逃げる方向は北か東。途中に町も大してなく他に行くところが車たちは減るわけもなく、しかし夜になってだいぶ流れてはきました。

私達の泊まる予定の町はニューオリンズから相当はなれているところ。避難するひとたちもそこまでは来ないであろうというくらいの距離なので、宿確保の心配はちらりとよぎった程度でなんとかなるだろうと思っていました。このときは。

■いやな予感的中

22:40 ようやくモントゴメリという町に到着。事前に予約はしていないのでいつものように手頃なモーテルに空き部屋を訪ねるとSOLD OUTとのこと。

まさか。観光地でもなんでもない田舎町、経験上こういうところで満室なんてそうそうありえないことです。

2軒目も同様。この時点でこの町はもうだめかも、と思いつつあたった3軒目も同じくで、フロントの人たちはみな電話で連絡をとりあっているようです。

避難者の影響がここまで及んでいたなんて。

普段は静かな町であろうモントゴメリは、宿をさがす車たちが右往左往あふれかえっています。

■宿難民

10軒ほどのモーテルをあきらめ、深夜0時とりあえずアトランタ方面へ引き続き走り、モーテルがあることにあたってみることにしました。

といっても十数マイル走るごとにぽつりぽつりと現れるモーテルはやはりどこも満室。

とある一軒の宿で、受付の女性が近くの別のモーテルに一室空きがあると教えてくれました。疲れと眠気がそろそろ辛い頃だったので喜んで行ってみるとその手頃系のモーテルでは、一室だけ空いているその部屋に対し199ドルという高値をふっかけてきました。普段は大体60ドル~100以下であろうチェーン店です。理不尽なので受け入れられません。いざとなったらシートは倒せないけど車で寝ようとさらに先へと走ります。

自分たちは旅の途中でありもともとどこかには泊まる予定だったものの、避難命令を受けて自分の家を離れなければならない人たちは、空きのある宿を求めてどんどん遠くへ走らなければならず、そのガソリン代や高値となっている宿代は誰かが出してくれるわけでもないのです。
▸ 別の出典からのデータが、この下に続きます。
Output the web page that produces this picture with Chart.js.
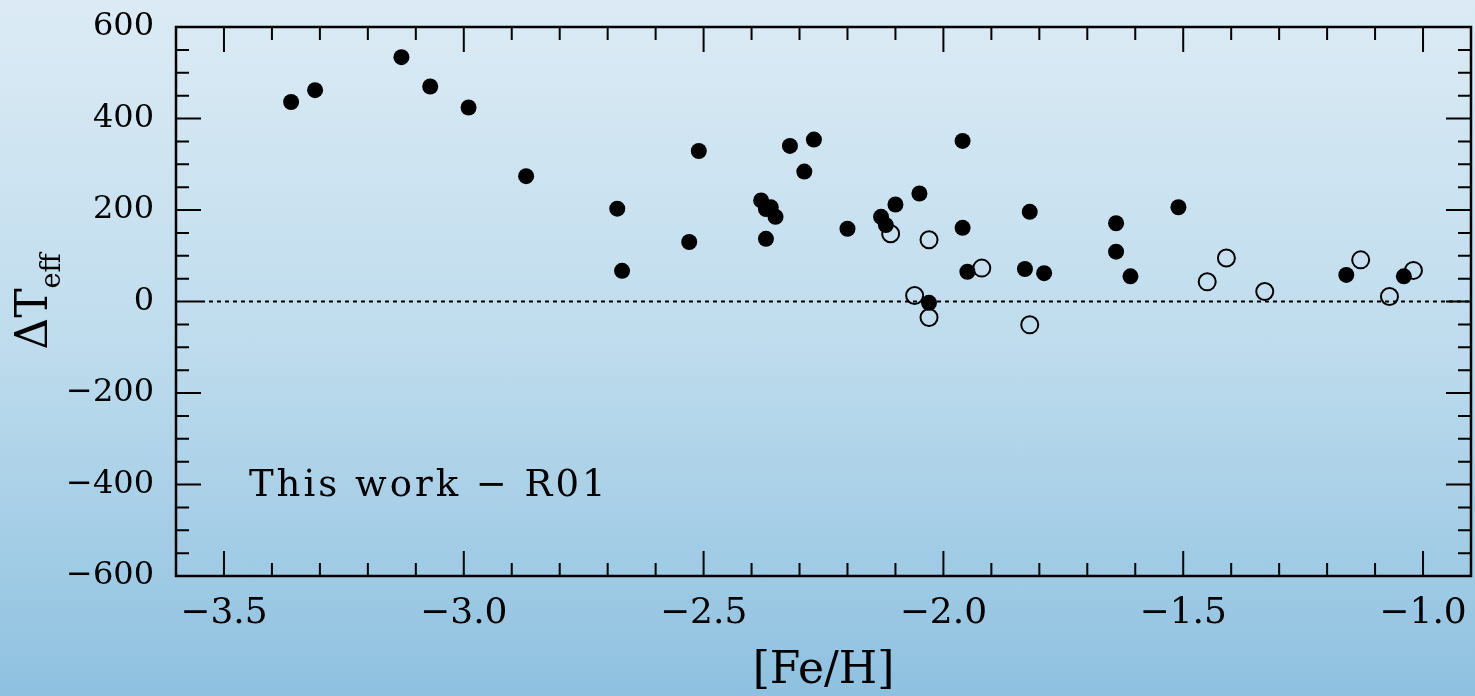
<!DOCTYPE html>
<html lang="en">
<head>
  <meta charset="UTF-8" />
  <title>Delta Teff vs [Fe/H]</title>
  <script src="https://cdn.jsdelivr.net/npm/chart.js"></script>
  <style>
    html, body {
      margin: 0;
      padding: 0;
    }
    body {
      width: 1475px;
      height: 696px;
      overflow: hidden;
      background: linear-gradient(to bottom, #dcebf5 0%, #bedced 50%, #8ec1e0 100%);
    }
    canvas {
      display: block;
    }
  </style>
</head>
<body>
  <canvas id="chart" width="1475" height="696"></canvas>

  <script>
    // filled circles
    const filledFeH = [-3.36, -3.31, -3.13, -3.07, -2.99, -2.87, -2.68, -2.67, -2.53, -2.51,
                       -2.38, -2.37, -2.36, -2.35, -2.37, -2.32, -2.29, -2.27, -2.20, -2.13,
                       -2.12, -2.10, -2.05, -2.03, -1.96, -1.96, -1.95, -1.83, -1.82, -1.79,
                       -1.64, -1.64, -1.61, -1.51, -1.16, -1.04];
    const filledDT = [436, 462, 534, 470, 424, 274, 203, 67, 130, 329,
                      221, 202, 206, 185, 137, 340, 284, 354, 159, 185,
                      167, 212, 236, -3, 351, 161, 65, 71, 196, 62,
                      171, 109, 55, 206, 58, 55];

    // open circles
    const openFeH = [-2.11, -2.03, -2.06, -2.03, -1.92, -1.82, -1.45, -1.41, -1.33, -1.13, -1.07, -1.02];
    const openDT = [148, 135, 13, -35, 73, -51, 43, 95, 22, 91, 11, 68];

    const xTicks = [-3.5, -3.0, -2.5, -2.0, -1.5, -1.0];
    const yTicks = [-600, -400, -200, 0, 200, 400, 600];

    const tickFont = "'DejaVu Serif', serif";

    function toPoints(xs, ys) {
      return xs.map((x, i) => ({ x: x, y: ys[i] }));
    }

    function fmtMinus(v, digits) {
      const s = Math.abs(v).toFixed(digits);
      return v < 0 ? "\u2212" + s : s;
    }

    // frame, inward ticks on all sides, dotted zero line, labels
    const framePlugin = {
      id: "frame",
      beforeDatasetsDraw(chart) {
        const { ctx, chartArea: a, scales } = chart;
        const xs = scales.x, ys = scales.y;
        ctx.save();
        ctx.strokeStyle = "#000";

        // dotted line at zero
        ctx.lineWidth = 2;
        ctx.setLineDash([4, 4]);
        const y0 = ys.getPixelForValue(0);
        ctx.beginPath();
        ctx.moveTo(a.left + 25, y0);
        ctx.lineTo(a.right, y0);
        ctx.stroke();
        ctx.setLineDash([]);

        // ticks
        ctx.lineWidth = 2;
        ctx.beginPath();
        for (let i = -36; i <= -9; i++) {
          const px = xs.getPixelForValue(i / 10);
          const len = i % 5 === 0 ? 25 : 13;
          ctx.moveTo(px, a.bottom);
          ctx.lineTo(px, a.bottom - len);
          ctx.moveTo(px, a.top);
          ctx.lineTo(px, a.top + len);
        }
        for (let i = -12; i <= 12; i++) {
          const py = ys.getPixelForValue(i * 50);
          const len = i % 4 === 0 ? 25 : 13;
          ctx.moveTo(a.left, py);
          ctx.lineTo(a.left + len, py);
          ctx.moveTo(a.right, py);
          ctx.lineTo(a.right - len, py);
        }
        ctx.stroke();

        // frame
        ctx.lineWidth = 2.5;
        ctx.strokeRect(a.left, a.top, a.right - a.left, a.bottom - a.top);

        // in-plot label
        ctx.fillStyle = "#000";
        ctx.font = "37px " + tickFont;
        ctx.letterSpacing = "3px";
        ctx.textAlign = "left";
        ctx.textBaseline = "middle";
        ctx.fillText("This work \u2212 R01", xs.getPixelForValue(-3.448), ys.getPixelForValue(-405));
        ctx.letterSpacing = "0px";

        // x axis title
        ctx.font = "44px " + tickFont;
        ctx.textAlign = "center";
        ctx.textBaseline = "alphabetic";
        ctx.fillText("[Fe/H]", (a.left + a.right) / 2, 683);

        // y axis title with subscript, rotated
        const big = "44px " + tickFont, small = "27px " + tickFont;
        ctx.font = big;
        const w1 = ctx.measureText("\u0394T").width;
        ctx.font = small;
        const w2 = ctx.measureText("eff").width;
        ctx.translate(47, (a.top + a.bottom) / 2);
        ctx.rotate(-Math.PI / 2);
        ctx.textAlign = "left";
        const start = -(w1 + w2) / 2;
        ctx.font = big;
        ctx.fillText("\u0394T", start, 0);
        ctx.font = small;
        ctx.fillText("eff", start + w1, 13);
        ctx.restore();
      }
    };

    new Chart(document.getElementById("chart").getContext("2d"), {
      type: "scatter",
      data: {
        datasets: [
          {
            label: "open",
            data: toPoints(openFeH, openDT),
            pointRadius: 8.5,
            pointBorderWidth: 2,
            borderColor: "#000",
            backgroundColor: "rgba(0,0,0,0)",
            pointHoverRadius: 8.5
          },
          {
            label: "filled",
            data: toPoints(filledFeH, filledDT),
            pointRadius: 8,
            pointBorderWidth: 0,
            borderColor: "#000",
            backgroundColor: "#000",
            pointHoverRadius: 8
          }
        ]
      },
      options: {
        responsive: false,
        animation: false,
        events: [],
        layout: { autoPadding: false, padding: { top: 27, right: 4, left: 0, bottom: 0 } },
        plugins: {
          legend: { display: false },
          tooltip: { enabled: false }
        },
        scales: {
          x: {
            type: "linear",
            min: -3.6,
            max: -0.9,
            grid: { display: false, drawTicks: false },
            border: { display: false },
            afterBuildTicks: s => { s.ticks = xTicks.map(v => ({ value: v })); },
            afterFit: s => { s.height = 120; s.paddingLeft = 0; s.paddingRight = 0; },
            ticks: {
              autoSkip: false,
              maxRotation: 0,
              padding: 16,
              color: "#000",
              font: { family: tickFont, size: 36 },
              callback: v => fmtMinus(v, 1)
            }
          },
          y: {
            type: "linear",
            min: -600,
            max: 600,
            grid: { display: false, drawTicks: false },
            border: { display: false },
            afterBuildTicks: s => { s.ticks = yTicks.map(v => ({ value: v })); },
            afterFit: s => { s.width = 176; s.paddingTop = 0; s.paddingBottom = 0; },
            ticks: {
              autoSkip: false,
              padding: 22,
              color: "#000",
              font: { family: tickFont, size: 32 },
              callback: v => fmtMinus(v, 0)
            }
          }
        }
      },
      plugins: [framePlugin]
    });
  </script>
</body>
</html>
もう距離にして東京の人が広島に避難しているくらいの状況です。日本では考えられません。その距離をまた戻らなければならない上に、避難解除がいつになるかもわからないわけですから、その大変さを強く実感しました。

■確保!

ついにアトランタのあるジョージア州に突入してしまいました。

ここで時差をまたぎます。深夜2時だったのが深夜3時になります。逆の時差なら気分的にまだいいのに。

あきらめかけたころ、La Grangeという所のとあるモーテルになんと空きが!しかも部屋のタイプはスイートなのに99ドルにディスカウントしてくれるというのです。

宿のコンピューターがシャットダウンしていて、手書きのやさしい説明のやりとり。フロントのおじいちゃんがとってもいい人に見えました。

滞在時間は数時間なのに無駄に広い部屋でようやく眠りにつくことができました。